Adding NPU support to Windows application development
Windows will increasingly rely on NPUs in the future, with Microsoft announcing its Project Volterra ARM-based development hardware as a platform for building and testing NPU-based code at its Microsoft Build developer event. Ready to ship in the near future, Project Volterra is a desktop device that is likely to be powered by a SQ3 variant of the Qualcomm 8cx Gen3 processor with Microsoft’s own custom NPU. That NPU is designed to help developers start to use its features in their code, handling video and audio processing using a version of Qualcomm’s Neural Processing SDK for Windows.
Microsoft expects NPUs to become a standard feature in mobile and desktop hardware, and that requires getting NPU-based hardware like Project Volterra into the hands of developers. Project Volterra is designed to be stackable, so it should be possible to build several into the development rack, allowing developers to write code, build applications and run tests at the same time. It’s also a good-looking piece of hardware, designed by the Surface hardware team and with a similar look to the flagship Surface Laptop Studio and Surface Pro X devices.
Project Volterra is only part of an end-to-end set of tools for building ARM-based NPU applications. It will be joined by ARM native versions of Visual Studio along with .NET and Visual C++. If you’re looking at building your own machine learning models on Volterra hardware, there’s ARM support for WSL — the Windows Subsystem for Linux — where you can quickly install common machine learning frameworks. Microsoft will be working with many familiar open-source projects to deliver ARM-native builds so all your toolchain will be ready for the next generation of Windows hardware.
While the Qualcomm Neural Processing SDK is part of the initial Project Volterra toolchain, it’s really only a start. As more NPU silicon rolls out, you should expect to see Microsoft building support into Windows with its own developer SDKs and hardware-agnostic runtimes that allow you to build AI code once and have it accelerated anywhere.
Get started with portable AI using WinML and ONNX
We can get a feel for what that might look like by looking at the WinML tools already shipping in the Windows SDK, which can use GPU acceleration to host ONNX models. ONNX, the Open Neural Network eXchange, is a common run time for portable AI models, which can be built using high performance computer systems like Azure Machine Learning. Here you can work with the large amounts of data needed to train machine learning with the necessary computer power and use familiar machine learning frameworks like PyTorch and TensorFlow before exporting the trained models as ONNX for use in WinML.
NPUs aren’t only for desktop devices. They’re key to Microsoft’s IoT strategy, with the low-code Azure Percept platform built around an Intel Movidius vision processing unit, allowing it to work on complex computer vision tasks without requiring high-power hardware. That’s probably the biggest benefit of using NPUs to accelerate AI tasks: The ability to run them at the edge of the network on relatively low-cost hardware.

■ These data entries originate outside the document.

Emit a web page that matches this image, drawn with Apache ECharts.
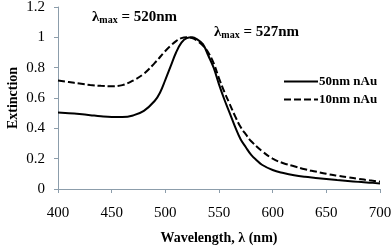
<!DOCTYPE html>
<html><head><meta charset="utf-8">
<script src="https://cdn.jsdelivr.net/npm/echarts@6/dist/echarts.min.js"></script>
<style>html,body{margin:0;padding:0;background:#fff}#c{width:392px;height:250px}</style>
</head><body><div id="c"></div>
<script>
var wl50 = [400,410,420,430,440,450,460,470,480,490,495,500,505,510,515,520,525,530,535,540,545,550,555,560,565,570,575,580,585,590,600,610,620,630,640,650,660,670,680,690,700];
var ext50 = [0.505,0.500,0.494,0.487,0.480,0.475,0.474,0.485,0.515,0.580,0.635,0.720,0.810,0.900,0.965,0.995,1.000,0.985,0.955,0.880,0.800,0.690,0.590,0.500,0.410,0.330,0.275,0.225,0.190,0.160,0.125,0.105,0.090,0.080,0.073,0.066,0.059,0.053,0.047,0.042,0.037];
var wl10 = [400,410,420,430,440,450,460,470,480,490,500,505,510,515,520,525,530,535,540,545,550,555,560,565,570,575,580,590,600,610,620,630,640,650,660,670,680,690,700];
var ext10 = [0.715,0.705,0.695,0.686,0.680,0.677,0.685,0.715,0.760,0.830,0.910,0.945,0.975,0.995,1.000,0.995,0.975,0.945,0.900,0.830,0.730,0.640,0.560,0.480,0.410,0.360,0.315,0.250,0.200,0.170,0.150,0.130,0.115,0.100,0.088,0.077,0.067,0.057,0.048];
var seriesNames = ['50nm nAu','10nm nAu'];
var xTitle = 'Wavelength, \u03bb (nm)';
var yTitle = 'Extinction';
var peakLabels = ['520nm','527nm'];

function pairs(x,y){return x.map(function(v,i){return [v,y[i]];});}
var F = '"Liberation Serif", "Times New Roman", serif';
var axisCol = '#8c9dab';
var chart = echarts.init(document.getElementById('c'), null, {renderer:'canvas'});
var lamRich = {
  l:{fontFamily:F,fontWeight:'bold',fontSize:15,color:'#000'},
  s:{fontFamily:F,fontWeight:'bold',fontSize:10,color:'#000',verticalAlign:'bottom',padding:[6,0,0,0]}
};
chart.setOption({
  animation:false,
  grid:{left:58,right:12,top:7,bottom:61,containLabel:false,outerBoundsMode:'none'},
  legend:{
    orient:'vertical',left:278,top:70,itemWidth:34,itemHeight:10,itemGap:5,
    itemStyle:{color:'transparent',borderColor:'transparent',borderWidth:0,opacity:0},
    textStyle:{fontFamily:F,fontWeight:'bold',fontSize:13,color:'#000',padding:[0,0,0,-4]},
    data:seriesNames
  },
  xAxis:{type:'value',min:400,max:700,interval:50,
    axisLine:{lineStyle:{color:axisCol,width:1}},
    axisTick:{show:true,length:4,lineStyle:{color:axisCol}},
    splitLine:{show:false},
    axisLabel:{fontFamily:F,fontSize:15,color:'#000',margin:17},
    name:xTitle,nameLocation:'middle',nameGap:42,nameMoveOverlap:false,
    nameTextStyle:{fontFamily:F,fontWeight:'bold',fontSize:14,color:'#000'}
  },
  yAxis:{type:'value',min:0,max:1.2,interval:0.2,
    axisLine:{show:true,lineStyle:{color:axisCol,width:1}},
    axisTick:{show:true,length:4,lineStyle:{color:axisCol}},
    splitLine:{show:false},
    axisLabel:{fontFamily:F,fontSize:15,color:'#000',margin:13},
    name:yTitle,nameLocation:'middle',nameGap:38,nameMoveOverlap:false,
    nameTextStyle:{fontFamily:F,fontWeight:'bold',fontSize:14,color:'#000'}
  },
  series:[
    {name:seriesNames[0],type:'line',data:pairs(wl50,ext50),smooth:0.4,showSymbol:false,symbol:'none',
     lineStyle:{color:'#000',width:2,type:'solid'},itemStyle:{color:'#000'}},
    {name:seriesNames[1],type:'line',data:pairs(wl10,ext10),smooth:0.4,showSymbol:false,symbol:'none',
     lineStyle:{color:'#000',width:2,type:[7,3]},itemStyle:{color:'#000'}}
  ],
  graphic:[
    {type:'text',left:92,top:10,style:{text:'{l|\u03bb}{s|max}{l| = '+peakLabels[0]+'}',rich:lamRich}},
    {type:'text',left:214,top:25,style:{text:'{l|\u03bb}{s|max}{l| = '+peakLabels[1]+'}',rich:lamRich}}
  ]
});
</script></body></html>
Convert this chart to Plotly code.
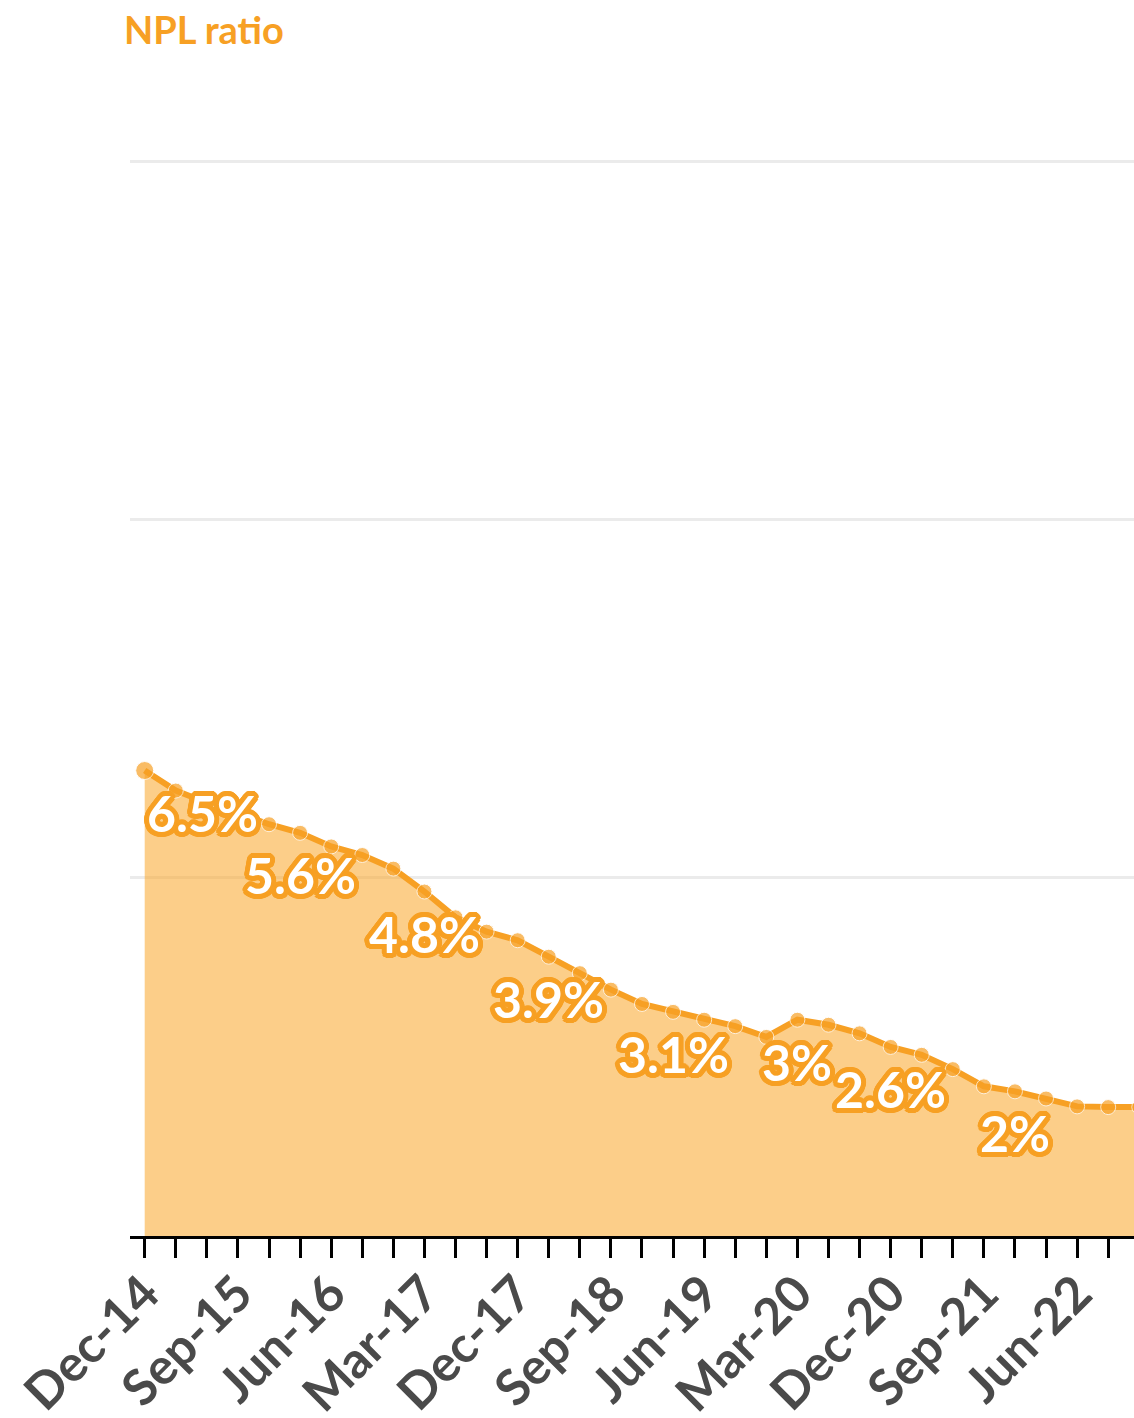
import plotly.graph_objects as go
import math

quarters = ["Dec-14", "Mar-15", "Jun-15", "Sep-15", "Dec-15", "Mar-16", "Jun-16", "Sep-16",
            "Dec-16", "Mar-17", "Jun-17", "Sep-17", "Dec-17", "Mar-18", "Jun-18", "Sep-18",
            "Dec-18", "Mar-19", "Jun-19", "Sep-19", "Dec-19", "Mar-20", "Jun-20", "Sep-20",
            "Dec-20", "Mar-21", "Jun-21", "Sep-21", "Dec-21", "Mar-22", "Jun-22", "Sep-22",
            "Dec-22"]
npl_ratio = [6.5, 6.22, 6.05, 5.9, 5.75, 5.63, 5.44, 5.32,
             5.13, 4.81, 4.45, 4.25, 4.13, 3.9, 3.67, 3.44,
             3.24, 3.13, 3.02, 2.93, 2.78, 3.02, 2.95, 2.83,
             2.64, 2.53, 2.33, 2.09, 2.02, 1.92, 1.81, 1.80,
             1.80]
tick_labels = ["Dec-14", "Sep-15", "Jun-16", "Mar-17", "Dec-17", "Sep-18",
               "Jun-19", "Mar-20", "Dec-20", "Sep-21", "Jun-22"]
labelled_quarters = ["Dec-14", "Mar-16", "Mar-17", "Mar-18", "Mar-19", "Mar-20", "Dec-20", "Dec-21"]
y_grid = [0, 5, 10, 15]

ORANGE = "#f7a024"
x_idx = list(range(len(quarters)))

fig = go.Figure()
fig.add_trace(go.Scatter(
    x=x_idx, y=npl_ratio, mode="lines+markers",
    line=dict(color=ORANGE, width=6),
    marker=dict(color=ORANGE, size=[18] + [15] * (len(quarters) - 1)),
    fill="tozeroy", fillcolor="rgba(250,165,40,0.55)",
    hoverinfo="skip", showlegend=False,
))

# outline via shadows
offs = []
for r in (2.5, 5):
    for k in range(24):
        a = 2 * math.pi * k / 24
        offs.append(f"{r*math.cos(a):.1f}px {r*math.sin(a):.1f}px 0 {ORANGE}")
shadow = ", ".join(offs)

def fmt(v):
    s = f"{v:.1f}"
    if s.endswith(".0"):
        s = s[:-2]
    return s + "%"

for q in labelled_quarters:
    i = quarters.index(q)
    first = (i == 0)
    fig.add_annotation(
        x=i, y=npl_ratio[i], xref="x", yref="y",
        text=fmt(npl_ratio[i]), showarrow=False,
        xanchor="left" if first else "center", yanchor="middle",
        yshift=-42, xshift=0,
        font=dict(family="Lato", size=50, color="white", weight="bold", shadow=shadow),
    )

tickvals = [quarters.index(t) for t in tick_labels]

fig.update_layout(
    width=1134, height=1418,
    margin=dict(l=130, r=0, t=126, b=182),
    paper_bgcolor="white", plot_bgcolor="white",
    title=dict(text="<b>NPL ratio</b>", xref="container", yref="container",
               x=124 / 1134, y=1 - 31 / 1418, xanchor="left", yanchor="middle",
               font=dict(family="Lato", size=38, color=ORANGE)),
    xaxis=dict(
        range=[-0.473, 31.83], tickvals=tickvals, ticktext=tick_labels,
        tickangle=-45, ticks="outside", ticklen=19, tickwidth=3, tickcolor="black",
        showline=True, linecolor="black", linewidth=3, showgrid=False, zeroline=False,
        automargin=False, ticklabelstandoff=-14,
        tickfont=dict(family="Lato", size=50, color="#4a4a4a", weight="bold"),
        minor=dict(dtick=1, tick0=0, ticks="outside", ticklen=19, tickwidth=3,
                   tickcolor="black", showgrid=False),
    ),
    yaxis=dict(
        range=[0, 15.5], tickvals=y_grid, showticklabels=False, ticks="",
        showgrid=True, gridcolor="#ebebeb", gridwidth=3, zeroline=False, showline=False,
        automargin=False,
    ),
)

fig.write_html("out.html", config={"displayModeBar": False},
               post_script="document.body.style.margin='0';document.body.style.overflow='hidden';")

NPUs in tomorrow’s silicon
Looking at the silicon roadmaps of the various processor and GPU vendors, it’s clear that AI acceleration is key to their next generation of hardware. Intel is building it into its 2023 Meteor Lake mobile processor family, with the desktop Raptor Lake working with M.2-based AI accelerator modules. At the same time, AMB is working on integrating AI and ML optimizations in its next generation Zen 5 hardware.
While only a few PCs like the Surface Pro X have NPU support today, it’s clear that the future looks very different, with AI accelerators of different types becoming either built-in to chiplet systems-on-a-chip or as plugins using widely available PCIe ports. With Microsoft ready to deliver tools for building code that can use them, as well as demonstrating its own AI-powered enhancements to Windows, it looks as though we won’t have to wait to take advantage of NPUs — especially as they should be built into our next generation of PCs.